What is playing and what is letting the computer play though? Should we be allowed to group weapons or should everyone fire each weapon independently. Isn't grouping weapons letting the computer play part of the game? Once again, chain fire is allowing the use to hold down a button and cycle weapons instead of doing it manually, that's what macros do.
What do you consider, "letting the computer play for you" and what isn't. It's not as black and white of a line as you make it seem, otherwise we'd all be playing QWOP in mechs.
I don't really consider holding a button down to keep tag on to be "playing the game". I don't play MWO to hold down a button. If you really are against letting the computer play, you should be advocating for chain fire to be removed.
Sjorpha, on 15 February 2019 - 03:09 AM, said:
But it doesn't matter, and it wouldn't even matter if the advantages were huge (except that would probably lead to a rule against macros eventually) because cheating is defined by the rules of the game and nothing else.
Agreed, cheating is breaking the stated rules. The rules allow macros so they aren't cheating, full stop.
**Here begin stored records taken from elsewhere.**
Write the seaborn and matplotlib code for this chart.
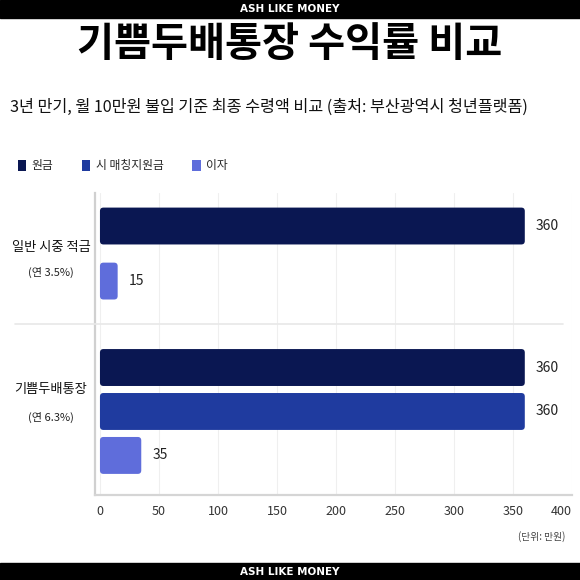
import pandas as pd
import matplotlib
matplotlib.use("Agg")
import matplotlib.pyplot as plt
import seaborn as sns
from matplotlib.patches import Patch, Rectangle, FancyBboxPatch
from matplotlib.lines import Line2D

# chart data
groups = ['일반 시중 적금', '기쁨두배통장']
group_rates = ['(연 3.5%)', '(연 6.3%)']
series = ['원금', '시 매칭지원금', '이자']
normal_series = ['원금', '이자']
normal_values = [360, 15]
joy_series = ['원금', '시 매칭지원금', '이자']
joy_values = [360, 360, 35]
x_ticks = [0, 50, 100, 150, 200, 250, 300, 350, 400]

colors = {'원금': '#0a1752', '시 매칭지원금': '#1f3b9f', '이자': '#5f6ddb'}

rows = []
for s, v in zip(normal_series, normal_values):
    rows.append({'group': groups[0], 'series': s, 'value': v})
for s, v in zip(joy_series, joy_values):
    rows.append({'group': groups[1], 'series': s, 'value': v})
df = pd.DataFrame(rows)

sns.set_theme(style='white')
plt.rcParams['font.family'] = ['Noto Sans CJK KR', 'DejaVu Sans']

W = H = 580
fig = plt.figure(figsize=(5.8, 5.8), dpi=100)

def fx(px):
    return px / W

def fy(py):
    return 1 - py / H

# two stacked axes, one per group
left, right = 95, 572
ax_top = fig.add_axes([fx(left), fy(324), fx(right - left), (324 - 193) / H])
ax_bot = fig.add_axes([fx(left), fy(495), fx(right - left), (495 - 324) / H], sharex=ax_top)

setups = [
    (ax_top, groups[0], normal_series, 0.67, (1.78, -0.6)),
    (ax_bot, groups[1], joy_series, 0.84, (2.9, -0.99)),
]
for ax, g, order, width, ylim in setups:
    sub = df[df['group'] == g]
    sns.barplot(data=sub, y='series', x='value', hue='series', order=order,
                hue_order=order, palette=colors, width=width, dodge=False,
                legend=False, ax=ax, saturation=1)
    for cont in ax.containers:
        ax.bar_label(cont, padding=8, fontsize=10, color='#222222')
    ax.set_ylim(*ylim)
    ax.set_xlim(-4.2, 400)
    ax.set_xticks(x_ticks)
    ax.set_yticks([])
    ax.set_xlabel('')
    ax.set_ylabel('')
    ax.grid(axis='x', color='#efefef', lw=0.8)
    ax.set_axisbelow(True)
    for side in ['top', 'right', 'bottom']:
        ax.spines[side].set_visible(False)
    ax.spines['left'].set_color('#d0d0d0')
    ax.spines['left'].set_linewidth(1.6)
    ax.tick_params(axis='both', length=0)

    # swap the square bars for slightly rounded ones
    bbox = ax.get_position()
    x_per_px = (400 + 4.2) / (bbox.width * W)
    y_per_px = abs(ylim[0] - ylim[1]) / (bbox.height * H)
    for bar in ax.patches[:]:
        if not isinstance(bar, Rectangle) or bar.get_width() == 0:
            continue
        rb = FancyBboxPatch((bar.get_x(), bar.get_y()), bar.get_width(), bar.get_height(),
                            boxstyle=f'round,pad=0,rounding_size={3.5 * x_per_px}',
                            mutation_aspect=y_per_px / x_per_px,
                            facecolor=bar.get_facecolor(), edgecolor='none', zorder=2)
        ax.add_patch(rb)
        bar.set_visible(False)

ax_top.tick_params(labelbottom=False)
ax_bot.spines['bottom'].set_visible(True)
ax_bot.spines['bottom'].set_color('#d5d5d5')
ax_bot.spines['bottom'].set_linewidth(1.6)
ax_bot.tick_params(axis='x', labelsize=9, labelcolor='#333333', pad=7)
ax_bot.get_xticklabels()[-1].set_horizontalalignment('right')

# group separator
fig.add_artist(Line2D([fx(15), fx(563)], [fy(324), fy(324)], color='#e8e8e8', lw=1.2))

# group labels
label_pos = [(247, 272), (390, 417)]
for g, r, (y1, y2) in zip(groups, group_rates, label_pos):
    fig.text(fx(51), fy(y1), g, ha='center', va='center', fontsize=9.5, color='#111111')
    fig.text(fx(51), fy(y2), r, ha='center', va='center', fontsize=8, color='#222222')

# top and bottom black bars
fig.add_artist(Rectangle((0, fy(18)), 1, 18 / H, transform=fig.transFigure,
                         color='black', zorder=0))
fig.add_artist(Rectangle((0, 0), 1, 17 / H, transform=fig.transFigure,
                         color='black', zorder=0))
fig.text(0.5, fy(9), 'ASH LIKE MONEY', ha='center', va='center', fontsize=7.5,
         color='white', fontweight='heavy', family=['DejaVu Sans'])
fig.text(0.5, fy(572), 'ASH LIKE MONEY', ha='center', va='center', fontsize=7.5,
         color='white', fontweight='heavy', family=['DejaVu Sans'])

# titles
fig.text(0.5, fy(44), '기쁨두배통장 수익률 비교', ha='center', va='center',
         fontsize=29, fontweight='black', color='black')
fig.text(fx(10), fy(107), '3년 만기, 월 10만원 불입 기준 최종 수령액 비교 (출처: 부산광역시 청년플랫폼)',
         ha='left', va='center', fontsize=11.7, color='#111111')

# legend
handles = [Patch(facecolor=colors[s], edgecolor='none', label=s) for s in series]
fig.legend(handles=handles, loc='center left', bbox_to_anchor=(fx(7), fy(166)),
           ncol=3, frameon=False, fontsize=8.5, handlelength=0.7, handleheight=1.1,
           handletextpad=0.5, columnspacing=2.4)

fig.text(fx(565), fy(537), '(단위: 만원)', ha='right', va='center', fontsize=7,
         color='#444444')

fig.savefig('out.png', dpi=100)
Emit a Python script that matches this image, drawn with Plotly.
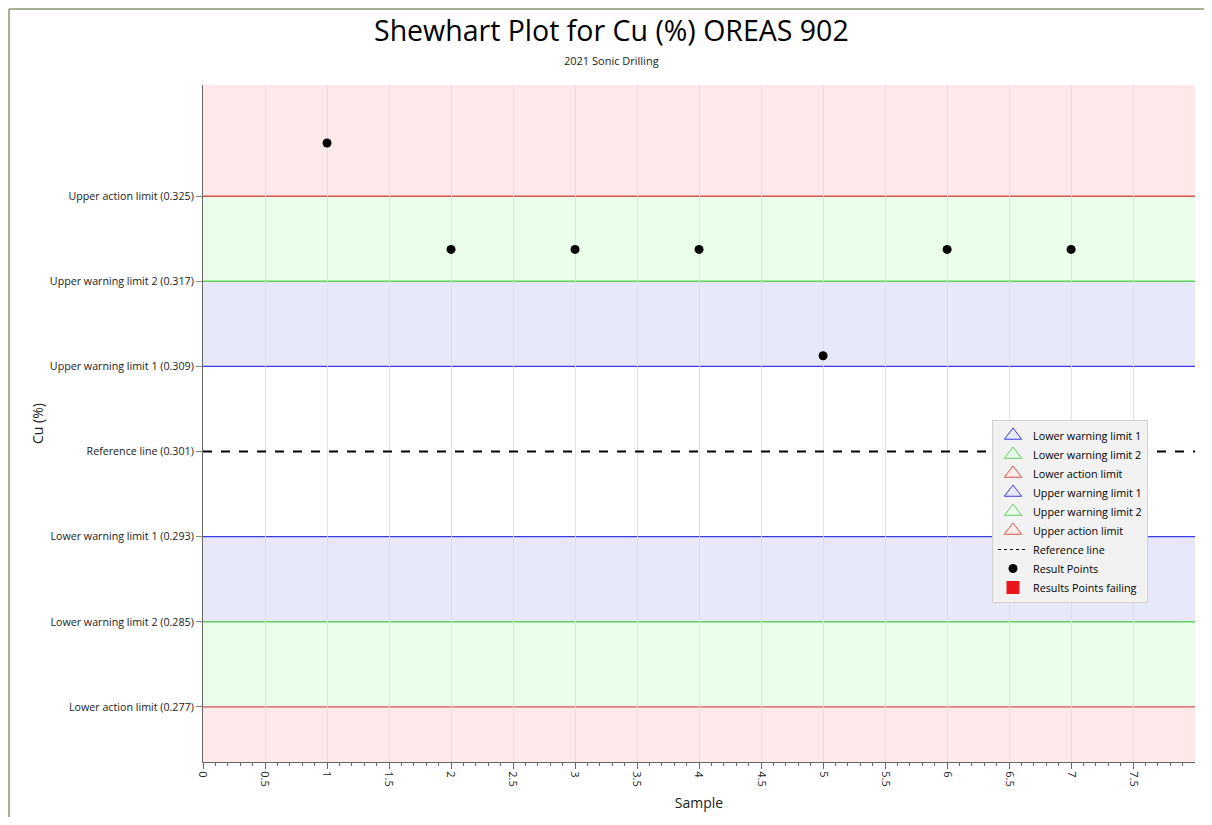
import plotly.graph_objects as go

# data
samples = [1, 2, 3, 4, 5, 6, 7]
cu_values = [0.330, 0.320, 0.320, 0.320, 0.310, 0.320, 0.320]

reference = 0.301
upper_warning_1 = 0.309
upper_warning_2 = 0.317
upper_action = 0.325
lower_warning_1 = 0.293
lower_warning_2 = 0.285
lower_action = 0.277

x_range = [0, 7.999]
y_range = [0.27182, 0.33545]

RED = "#d9534f"
GREEN = "#5fcf5f"
BLUE = "#3b3be6"
RED_FILL = "#fde9e9"
GREEN_FILL = "#eafcea"
BLUE_FILL = "#e8e8fb"

# page has an 8px body margin, so the figure is sized to fit inside it
W, H = 1196, 809
ML, MR, MT, MB = 195, 9, 77, 55
PW, PH = W - ML - MR, H - MT - MB

fig = go.Figure()

# coloured bands
bands = [
    (upper_action, y_range[1], RED_FILL),
    (upper_warning_2, upper_action, GREEN_FILL),
    (upper_warning_1, upper_warning_2, BLUE_FILL),
    (lower_warning_2, lower_warning_1, BLUE_FILL),
    (lower_action, lower_warning_2, GREEN_FILL),
    (y_range[0], lower_action, RED_FILL),
]
for y0, y1, col in bands:
    fig.add_shape(type="rect", xref="paper", yref="y", x0=0, x1=1, y0=y0, y1=y1,
                  fillcolor=col, line_width=0, layer="below")

# limit lines
limits = [
    (upper_action, RED), (upper_warning_2, GREEN), (upper_warning_1, BLUE),
    (lower_warning_1, BLUE), (lower_warning_2, GREEN), (lower_action, RED),
]
for yv, col in limits:
    fig.add_shape(type="line", xref="paper", yref="y", x0=0, x1=1, y0=yv, y1=yv,
                  line=dict(color=col, width=1.4), layer="below")
fig.add_shape(type="line", xref="paper", yref="y", x0=0, x1=1, y0=reference, y1=reference,
              line=dict(color="black", width=2, dash="dash"), layer="above")

# legend entries
legend_items = [
    ("Lower warning limit 1", BLUE, BLUE_FILL),
    ("Lower warning limit 2", GREEN, GREEN_FILL),
    ("Lower action limit", RED, RED_FILL),
    ("Upper warning limit 1", BLUE, BLUE_FILL),
    ("Upper warning limit 2", GREEN, GREEN_FILL),
    ("Upper action limit", RED, RED_FILL),
]
for name, lc, fc in legend_items:
    fig.add_trace(go.Scatter(x=[None], y=[None], mode="markers", name=name,
                             marker=dict(symbol="triangle-up", size=15, color=fc,
                                         line=dict(color=lc, width=1))))
fig.add_trace(go.Scatter(x=[None], y=[None], mode="lines", name="Reference line",
                         line=dict(color="black", width=1, dash="dot")))
fig.add_trace(go.Scatter(x=samples, y=cu_values, mode="markers", name="Result Points",
                         marker=dict(color="black", size=9)))
fig.add_trace(go.Scatter(x=[None], y=[None], mode="markers", name="Results Points failing",
                         marker=dict(symbol="square", color="#e8161b", size=13)))

# y ticks labelled with the limits
tick_vals = [upper_action, upper_warning_2, upper_warning_1, reference,
             lower_warning_1, lower_warning_2, lower_action]
tick_text = ["Upper action limit (0.325)", "Upper warning limit 2 (0.317)",
             "Upper warning limit 1 (0.309)", "Reference line (0.301)",
             "Lower warning limit 1 (0.293)", "Lower warning limit 2 (0.285)",
             "Lower action limit (0.277)"]

# outer border (left and top edges)
bx = (1 - ML) / PW
by = (PH + MT - 1) / PH
fig.add_shape(type="line", xref="paper", yref="paper", x0=bx, x1=bx, y0=-1, y1=by,
              line=dict(color="#8a9470", width=1.5))
fig.add_shape(type="line", xref="paper", yref="paper", x0=bx, x1=2, y0=by, y1=by,
              line=dict(color="#8a9470", width=1.5))

# title and subtitle
fig.add_annotation(text="Shewhart Plot for Cu (%) OREAS 902", xref="paper", yref="paper",
                   x=(603 - ML) / PW, y=(PH + MT - 22) / PH, showarrow=False,
                   xanchor="center", yanchor="middle", font=dict(size=28.5, color="black"))
fig.add_annotation(text="2021 Sonic Drilling", xref="paper", yref="paper",
                   x=(603 - ML) / PW, y=(PH + MT - 53) / PH, showarrow=False,
                   xanchor="center", yanchor="middle", font=dict(size=11, color="#222"))

fig.update_layout(
    width=W, height=H,
    font=dict(family="Open Sans, sans-serif", color="#222"),
    paper_bgcolor="white", plot_bgcolor="white",
    margin=dict(l=ML, r=MR, t=MT, b=MB),
    showlegend=True,
    legend=dict(x=(984 - ML) / PW, y=(PH + MT - 412) / PH, xanchor="left", yanchor="top",
                bgcolor="#f2f2f2", bordercolor="#d0d0d0", borderwidth=1,
                font=dict(size=10.8, color="black"), tracegroupgap=0, itemwidth=30),
    xaxis=dict(
        range=x_range, dtick=0.5, tick0=0, tickangle=90,
        showgrid=True, gridcolor="#e0e0e0", gridwidth=1,
        ticks="outside", ticklen=6, tickcolor="#666",
        minor=dict(dtick=0.1, ticks="outside", ticklen=3, tickcolor="#666", showgrid=False),
        showline=True, linecolor="#666", linewidth=1,
        zeroline=False, tickfont=dict(size=11),
        title=dict(text="Sample", font=dict(size=14), standoff=12),
    ),
    yaxis=dict(
        range=y_range, tickvals=tick_vals, ticktext=tick_text,
        showgrid=False, zeroline=False,
        ticks="outside", ticklen=6, tickcolor="#888",
        showline=True, linecolor="#666", linewidth=1,
        tickfont=dict(size=10.7),
        title=dict(text="Cu (%)", font=dict(size=14), standoff=2),
    ),
)

fig.write_html("out.html")
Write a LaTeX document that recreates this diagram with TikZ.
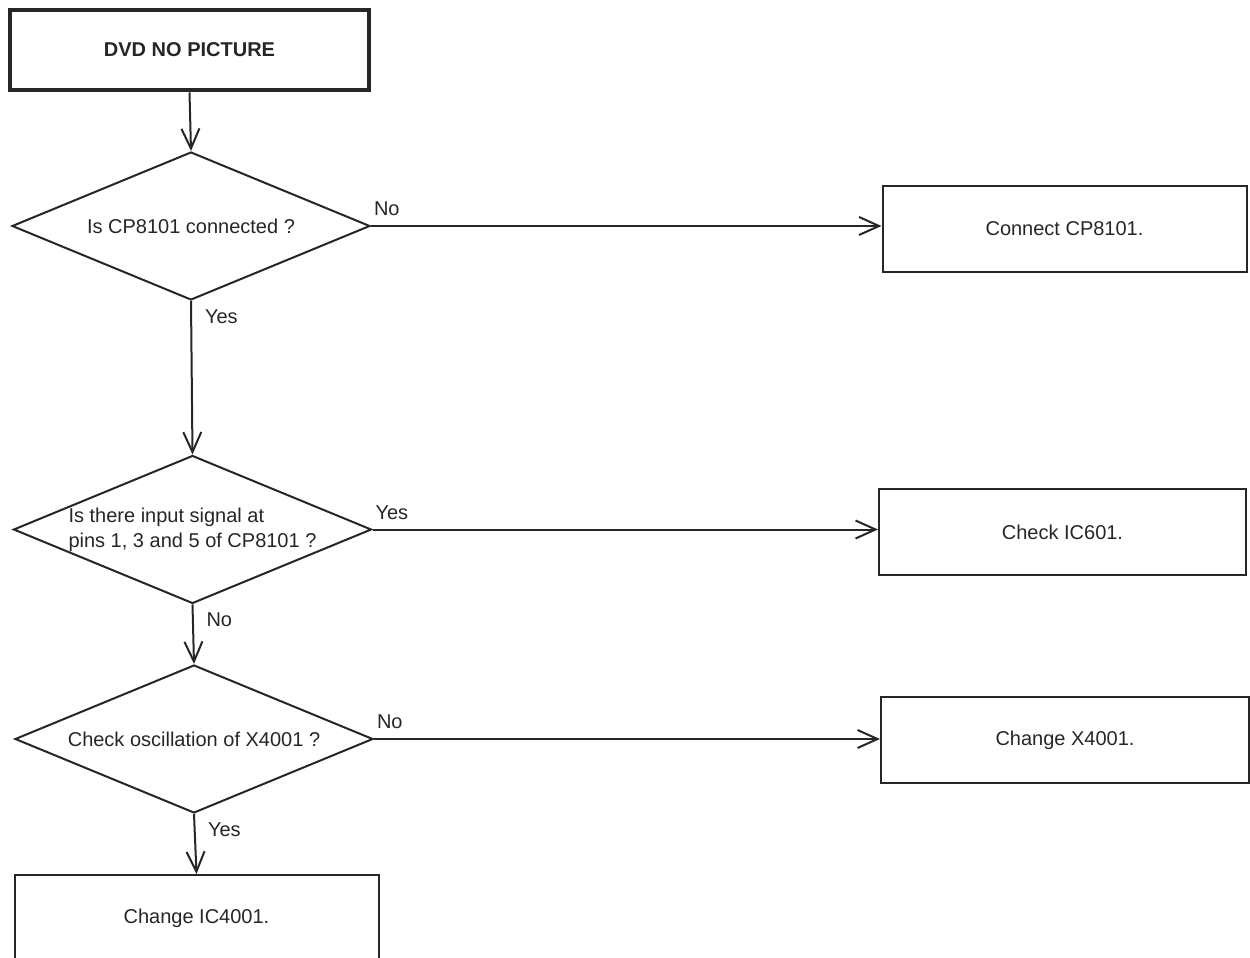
\documentclass[tikz,border=0pt]{standalone}
\usepackage{fontspec}
\setmainfont{Liberation Sans}
\usetikzlibrary{shapes.geometric,arrows.meta,positioning}

\begin{document}
\begin{tikzpicture}[x=0.5pt, y=-0.5pt, color=black!85,
  font=\fontsize{10}{12.5}\selectfont,
  startbox/.style={draw, rectangle, line width=2.4pt, minimum width=179.5pt, minimum height=40pt, font=\fontsize{10}{12}\selectfont\bfseries},
  decision/.style={draw, diamond, line width=1pt, inner sep=0pt, aspect=2.43, minimum width=179pt, minimum height=74pt},
  actbox/.style={draw, rectangle, line width=1pt, minimum width=182pt, minimum height=43pt},
  flow/.style={line width=1pt, -{Straight Barb[length=10pt, width=9pt]}},
  rlbl/.style={inner sep=0pt, at start, anchor=south west, xshift=1pt, yshift=4.5pt},
  dlbl/.style={inner sep=0pt, at start, anchor=north west, xshift=6.5pt, yshift=-3.7pt}]
\useasboundingbox (0,0) rectangle (1250,958);

% questions down the left side
\node[startbox] (start) at (189.5,50) {DVD NO PICTURE};
\node[decision] (q1) at (191,226) {Is CP8101 connected ?};
\node[decision, align=left] (q2) at (192.5,529.5) {Is there input signal at\\pins 1, 3 and 5 of CP8101 ?};
\node[decision] (q3) at (194,739) {Check oscillation of X4001 ?};
\node[actbox] (fix4) at (196.5,918) {Change IC4001.};

% remedies on the right
\node[actbox] (fix1) at (1064.5,229) {Connect CP8101.};
\node[actbox, minimum width=183.5pt] (fix2) at (1062.5,532) {Check IC601.};
\node[actbox, minimum width=184pt] (fix3) at (1065,740) {Change X4001.};

\draw[flow] (start.south) -- (q1.north);
\draw[flow] (q1.south) -- node[dlbl] {Yes} (q2.north);
\draw[flow] (q2.south) -- node[dlbl] {No} (q3.north);
\draw[flow] (q3.south) -- node[dlbl] {Yes} (fix4.north);

\draw[flow] (q1.east) -- node[rlbl] {No} (q1.east -| fix1.west);
\draw[flow] (q2.east) -- node[rlbl] {Yes} (q2.east -| fix2.west);
\draw[flow] (q3.east) -- node[rlbl] {No} (q3.east -| fix3.west);
\end{tikzpicture}
\end{document}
That said, I've more been addressing the points as to why it is fine for the rules to allow macros and that's because they give little to no advantage. While the gauss macro may give you a marginal advantage in fire speed in practice you rarely if ever want to chain fire gauss rifles like that and running a charge sequence limits the manual control you have (granted a well designed macro can mitigate some of these limitations). If macros provided a significant edge, rather than more quality of life fixes, I'd be fine with banning them, as is I don't have a problem with them in game.